I have been
following the rapidly evolving world of estate planning for digital assets for
some time, partially confused and concerned by the myriad of laws and competing interest in this area.
Part of
this arose from trying to help the family of a deceased client deal with a
truly awful post-mortem issue with Facebook.
I came
across an excellent article in the February issue of the Nashville Bar Journal by Nashville attorneys Jeff Mobley and Laurie
Parker called “Heartaches by the Numbers:
Estate Planning for the Digital Age”.
The piece gives an excellent overview of the current positions of such
companies as Facebook, Google and Twitter in dealing with the representatives
of deceased users. But the article brings
up so many other issues. For example, what does one do with online
photo albums such as those hosted by Tumblr, Instagram and Flickr? What about online money that may be held in a
PayPal account? What about an iTunes
library? What about a domain name?

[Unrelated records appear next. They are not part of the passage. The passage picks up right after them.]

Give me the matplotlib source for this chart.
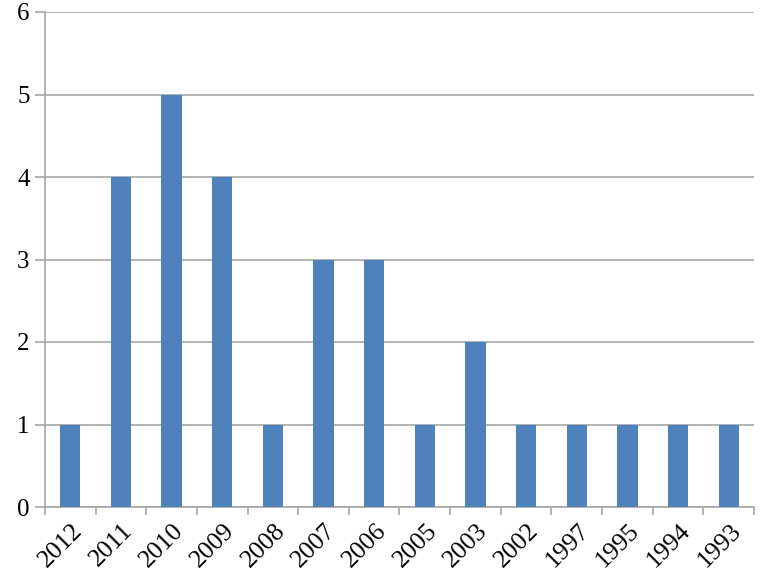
import matplotlib
matplotlib.use("Agg")
import matplotlib.pyplot as plt
import numpy as np

years = ["2012", "2011", "2010", "2009", "2008", "2007", "2006", "2005",
         "2003", "2002", "1997", "1995", "1994", "1993"]
counts = [1, 4, 5, 4, 1, 3, 3, 1, 2, 1, 1, 1, 1, 1]
yticks = [0, 1, 2, 3, 4, 5, 6]

plt.rcParams['font.family'] = ['Liberation Serif', 'DejaVu Serif']

fig = plt.figure(figsize=(7.61, 5.86), dpi=100)
ax = fig.add_axes([45/761, 79/586, 709/761, 495/586])

x = np.arange(len(years))
ax.bar(x, counts, width=0.4, color='#4F81BD', zorder=3)
ax.set_xlim(-0.5, len(years) - 0.5)
ax.set_ylim(0, 6)
ax.set_yticks(yticks)
ax.set_yticklabels([str(v) for v in yticks], fontsize=18)
ax.yaxis.grid(True, color='#A6A6A6', linewidth=1.2, zorder=0)

ax.set_xticks(x + 0.02)
ax.set_xticklabels(years, rotation=45, ha='right', rotation_mode='anchor', fontsize=18.5)
ax.tick_params(axis='x', length=0, pad=9)
ax.set_xticks(np.arange(-0.5, len(years)), minor=True)
ax.tick_params(axis='x', which='minor', length=6, color='#A6A6A6', width=1.2)
ax.tick_params(axis='y', length=7, color='#A6A6A6', width=1.2, pad=4)

for s in ['top', 'right']:
    ax.spines[s].set_visible(False)
for s in ['left', 'bottom']:
    ax.spines[s].set_color('#A6A6A6')
    ax.spines[s].set_linewidth(1.2)

fig.savefig("out.png", dpi=100)
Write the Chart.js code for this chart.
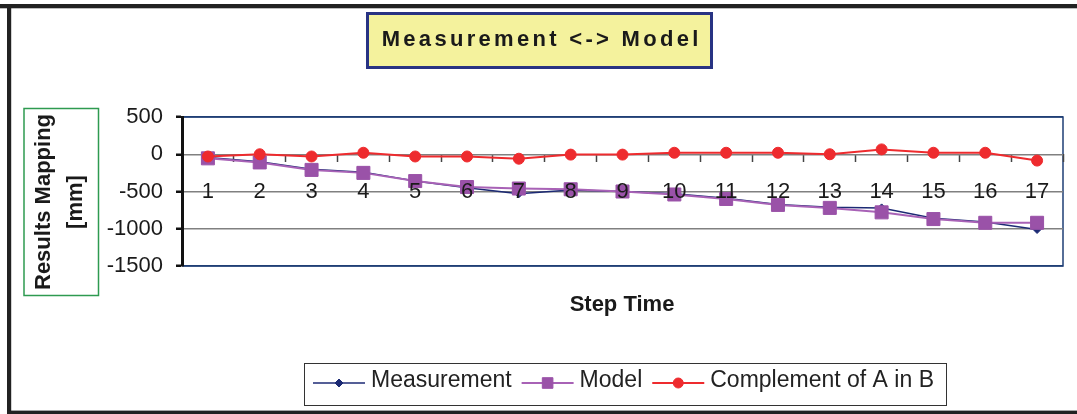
<!DOCTYPE html>
<html>
<head>
<meta charset="utf-8">
<script src="https://cdn.jsdelivr.net/npm/chart.js@4.4.1/dist/chart.umd.min.js"></script>
<style>
  html, body { margin: 0; padding: 0; background: #fff; }
  #wrap { width: 1077px; height: 414px; position: relative; }
</style>
</head>
<body>
<div id="wrap"><canvas id="c" width="1077" height="414"></canvas></div>
<script>
// Step numbers along the category axis
const categories = ['1','2','3','4','5','6','7','8','9','10','11','12','13','14','15','16','17'];
// Mapping results in mm for each step
const measurement = [-45, -100, -200, -240, -360, -450, -530, -480, -500, -530, -590, -675, -710, -720, -860, -910, -1010];
const model       = [-55, -110, -210, -250, -360, -440, -460, -470, -500, -540, -600, -680, -720, -780, -870, -920, -920];
const complement  = [-30, 0, -30, 20, -30, -30, -60, -5, -5, 20, 20, 20, 0, 65, 20, 20, -85];
// Value axis ticks
const yTickValues = [500, 0, -500, -1000, -1500];

const chartTitle = 'Measurement <-> Model';
const yTitleLines = ['Results Mapping', '[mm]'];
const xTitle = 'Step Time';
const seriesNames = ['Measurement', 'Model', 'Complement of A in B'];

const NAVY = '#1c2a74';
const PURPLE_LINE = '#a862b6';
const PURPLE_FILL = '#9a52a8';
const RED = '#ee2b2e';
const FONT = '"Liberation Sans", Arial, sans-serif';

const seriesStyles = [
  { line: NAVY, fill: NAVY, pointStyle: 'rectRot', radius: 4, legendRadius: 4, lineWidth: 1.5 },
  { line: PURPLE_LINE, fill: PURPLE_FILL, pointStyle: 'rect', radius: 9.2, legendRadius: 7.5, lineWidth: 2 },
  { line: RED, fill: RED, pointStyle: 'circle', radius: 5.5, legendRadius: 5, lineWidth: 2 }
];

// Frame, title box, axis caption box and legend drawn around the plot
const decorations = {
  id: 'decorations',
  beforeDraw(chart) {
    const ctx = chart.ctx;
    const a = chart.chartArea;
    ctx.save();
    ctx.strokeStyle = '#1f3f75';
    ctx.lineWidth = 1.5;
    ctx.beginPath();
    ctx.moveTo(a.left, a.top);
    ctx.lineTo(a.right, a.top);
    ctx.lineTo(a.right, a.bottom);
    ctx.lineTo(a.left, a.bottom);
    ctx.stroke();
    ctx.restore();
  },
  afterDraw(chart) {
    const ctx = chart.ctx;
    const H = Chart.helpers;
    ctx.save();

    // outer frame
    ctx.fillStyle = '#222';
    ctx.fillRect(0, 4, 1077, 4.3);
    ctx.fillRect(7, 4, 4.2, 410);
    ctx.fillRect(7, 410.6, 1070, 3.4);

    // title box
    ctx.fillStyle = '#f4f29d';
    ctx.fillRect(366, 12, 347, 57);
    ctx.strokeStyle = '#283383';
    ctx.lineWidth = 3;
    ctx.strokeRect(367.5, 13.5, 344, 54);
    ctx.fillStyle = '#1a1a1a';
    ctx.font = 'bold 22px ' + FONT;
    ctx.letterSpacing = '3.3px';
    ctx.textBaseline = 'middle';
    ctx.textAlign = 'left';
    const tw = ctx.measureText(chartTitle).width - 3.3;
    ctx.fillText(chartTitle, 540 - tw / 2, 40);
    ctx.letterSpacing = '0px';

    // value axis caption box
    ctx.strokeStyle = '#2e9a50';
    ctx.lineWidth = 1.5;
    ctx.strokeRect(24, 108.5, 74.5, 187);
    ctx.fillStyle = '#1a1a1a';
    ctx.font = 'bold 22px ' + FONT;
    ctx.textAlign = 'center';
    ctx.textBaseline = 'middle';
    const capX = [44, 76];
    yTitleLines.forEach((line, i) => {
      ctx.save();
      ctx.translate(capX[i], 202);
      ctx.rotate(-Math.PI / 2);
      ctx.fillText(line, 0, 0);
      ctx.restore();
    });

    // category axis caption
    ctx.fillText(xTitle, 622, 305);

    // legend
    ctx.strokeStyle = '#333';
    ctx.lineWidth = 1;
    ctx.strokeRect(304.5, 363.5, 642, 42);
    ctx.font = '23px ' + FONT;
    ctx.textAlign = 'left';
    ctx.textBaseline = 'middle';
    let x = 313;
    const ly = 383;
    seriesNames.forEach((name, i) => {
      const s = seriesStyles[i];
      ctx.strokeStyle = s.line;
      ctx.lineWidth = s.lineWidth;
      ctx.beginPath();
      ctx.moveTo(x, ly);
      ctx.lineTo(x + 52, ly);
      ctx.stroke();
      ctx.fillStyle = s.fill;
      ctx.strokeStyle = s.fill;
      ctx.lineWidth = 1;
      H.drawPoint(ctx, {
        pointStyle: s.pointStyle,
        radius: s.legendRadius,
        rotation: 0,
        borderWidth: 1
      }, x + 26, ly);
      ctx.fillStyle = '#222';
      ctx.fillText(name, x + 58, 381);
      x += 58 + ctx.measureText(name).width + 10;
    });
    ctx.restore();
  }
};

const datasets = [measurement, model, complement].map((data, i) => {
  const s = seriesStyles[i];
  return {
    label: seriesNames[i],
    data: data,
    borderColor: s.line,
    backgroundColor: s.fill,
    pointBackgroundColor: s.fill,
    pointBorderColor: s.fill,
    pointBorderWidth: 1,
    pointStyle: s.pointStyle,
    pointRadius: s.radius,
    pointHoverRadius: s.radius,
    borderWidth: s.lineWidth,
    tension: 0,
    fill: false,
    order: 3 - i
  };
});

new Chart(document.getElementById('c'), {
  type: 'line',
  data: { labels: categories, datasets: datasets },
  options: {
    responsive: false,
    devicePixelRatio: 1,
    animation: false,
    layout: { padding: { left: 0, right: 14, top: 117, bottom: 148 } },
    plugins: {
      legend: { display: false },
      title: { display: false },
      tooltip: { enabled: false }
    },
    scales: {
      x: {
        type: 'category',
        position: { y: 0 },
        offset: true,
        grid: {
          offset: true,
          drawOnChartArea: false,
          drawTicks: true,
          tickLength: 8,
          tickColor: '#444',
          tickWidth: 1.5
        },
        border: { display: false },
        ticks: {
          z: 1,
          autoSkip: false,
          maxRotation: 0,
          minRotation: 0,
          padding: 16,
          color: '#1a1a1a',
          font: { family: FONT, size: 22 }
        }
      },
      y: {
        min: -1500,
        max: 500,
        afterFit(scale) { scale.width = 182; },
        afterBuildTicks(scale) { scale.ticks = yTickValues.map(v => ({ value: v })); },
        grid: {
          color: ctx => (ctx.tick && (ctx.tick.value === 500 || ctx.tick.value === -1500)) ? '#1f3f75' : '#808080',
          lineWidth: 1.5,
          drawTicks: true,
          tickLength: 6,
          tickColor: '#111',
          tickWidth: 2.5
        },
        border: { display: true, color: '#111', width: 3 },
        ticks: {
          padding: 13,
          color: '#1a1a1a',
          font: { family: FONT, size: 22 },
          callback: v => String(v)
        }
      }
    }
  },
  plugins: [decorations]
});
</script>
</body>
</html>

The authors really help pull all of these
disparate issues into perspective.
They also
point out that at least seven states have enacted legislation that gives personal representatives legal
unfettered access to a deceased person’s digital accounts and that Tennessee is
considering such legislation.
The most
helpful part of the article is the author’s suggested language for powers of
attorneys and wills giving fiduciaries and executors specific authority to deal
with these issues. I plan to incorporate
these clauses into my documents going forward and to recommend updates to some
of my more social media active clients.
I’m also
going to warily compile a list of my own digital assets such as they are, just
to make sure that my digital presence doesn’t linger much longer than my
temporal presence. Again, my thanks to
these authors for making this complicated subject seem manageable.